It still looks like coronavirus might be an easy-issue win for Harris. The second task facing the California senator is much harder, however, and that’s to convince Trumplandia and other undecided subtly and not-so-subtly racist voters that a Black woman, however successful, intelligent and prepared, is just as capable as a white man of being vice president — or president, should the need arise.

Regardless of one’s take on her decisions as a politician – first as California’s Attorney General and later as a senator, Democratic presidential candidate and then running-mate pick – Kamala Harris has always been treated differently because she is a Black, south Asian American woman. Recent studies showed that at least 25 percent of the media coverage about her is either racist or sexist. Anticipating the trolling, supporters long ago started an online campaign to defend Harris from attacks, with the hashtag #wehaveherback. The organization Time’s Up, led by former Michelle Obama chief of staff Tina Tchen, wrote in a tweet posted Tuesday: “Sen. Harris is facing the kind of unfair coverage, double standards & coded language that has derailed the political ambitions of women, esp. WOC, for generations.”

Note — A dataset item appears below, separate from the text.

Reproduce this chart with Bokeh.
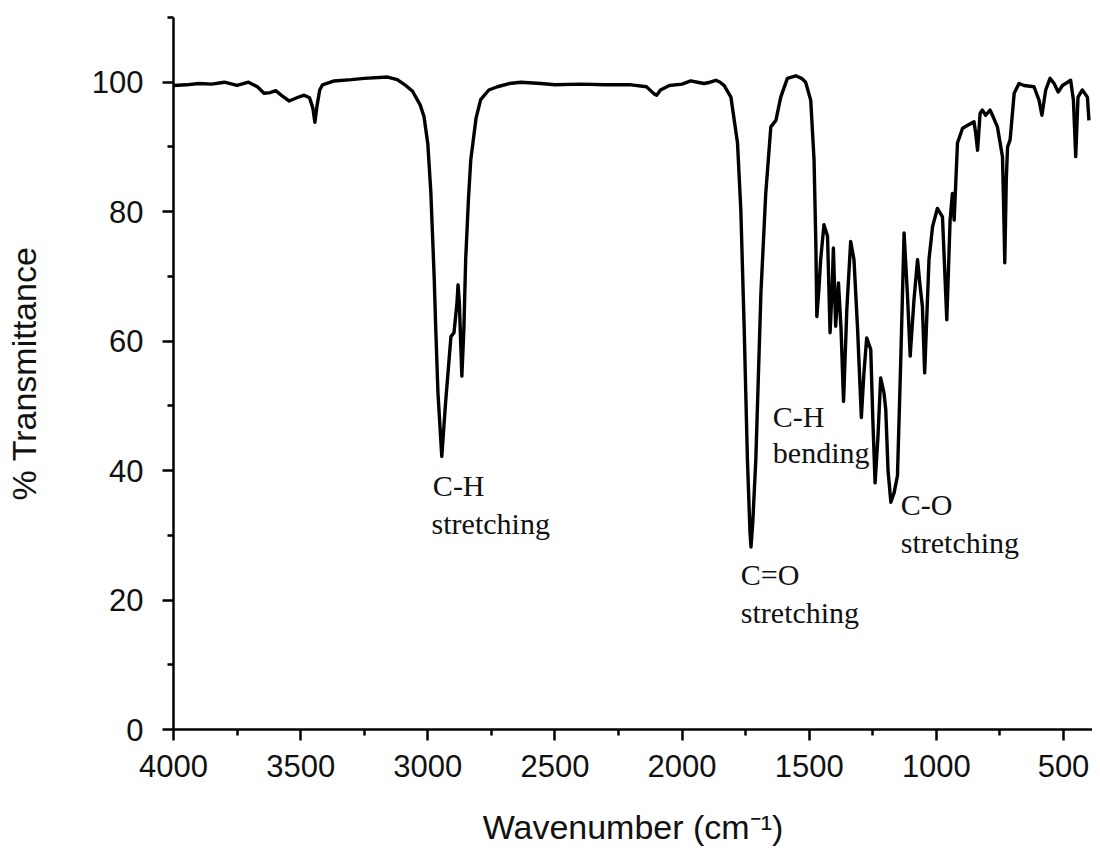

And that’s just the more obvious attacks from the right. On the left, the “angry Black woman” trope is alive and well. In a recent BBC article which speculated about tonight’s event, for example, Harris was described as “a hardened former lawyer who has left congressional witnesses bloodied after tearing into them in Senate hearings”. Pence, on the other hand, was described in the same article as a “softly spoken, deeply religious man”. While I’m sure the writer’s intentions were good, the framing was not. And for the record, Harris identifies as Baptist and attends a Baptist church in San Francisco.

In another CNN op-ed, Harris was warned to “tone down the grandstanding”, while Pence was lauded as “solid, calm and reassuring”. Personally, I would describe him as the man with so little self-control that he won’t let himself have dinner with a woman if his wife isn’t present, but hey, why be negative?

This is certainly a historic debate – with both presidential candidates over 70 years old (Biden is 77 and Trump is 74 and sick with Covid), even if we weren’t in the midst of a pandemic the winner's age would still present an issue. Harris has to convince Americans that she’s up to the task of the presidency if Biden also was to get sick from Covid-19 or something else that rendered him unable to fulfill his executive duties. And Pence has to do the same, considering that “long Covid” is now an illness shown to have effects for months in some.

Convincing Democrats and undecided voters that Trump has no plan for the pandemic is an easy sell with over 200,000 dead and the President shamefully falling sick himself. But no matter how shiny and polished Senator Harris’s debate performance is tonight, no matter how well she walks the line of “smart but not too smart”, “assertive but not too assertive”, informed and confident but without “grandstanding”, the bias was stacked against her long before she walked into the room. She walks in with a much lower presumption of competency than Pence because of such prejudice — and she will have to work twice as hard to look like that “calm and reassuring” presence.

What we know is that her debating style is honed by years in the legal system, and that tends to appear sharper and more intellectually rigorous than Pence. She should be able to knock it out the park — and if she does so, she could steal the election for Biden, whose own debating technique against Trump was left wanting (even if the President looked like the real fool overall.) We just have to hope that enough of those watching aren’t blinded by what she looks like.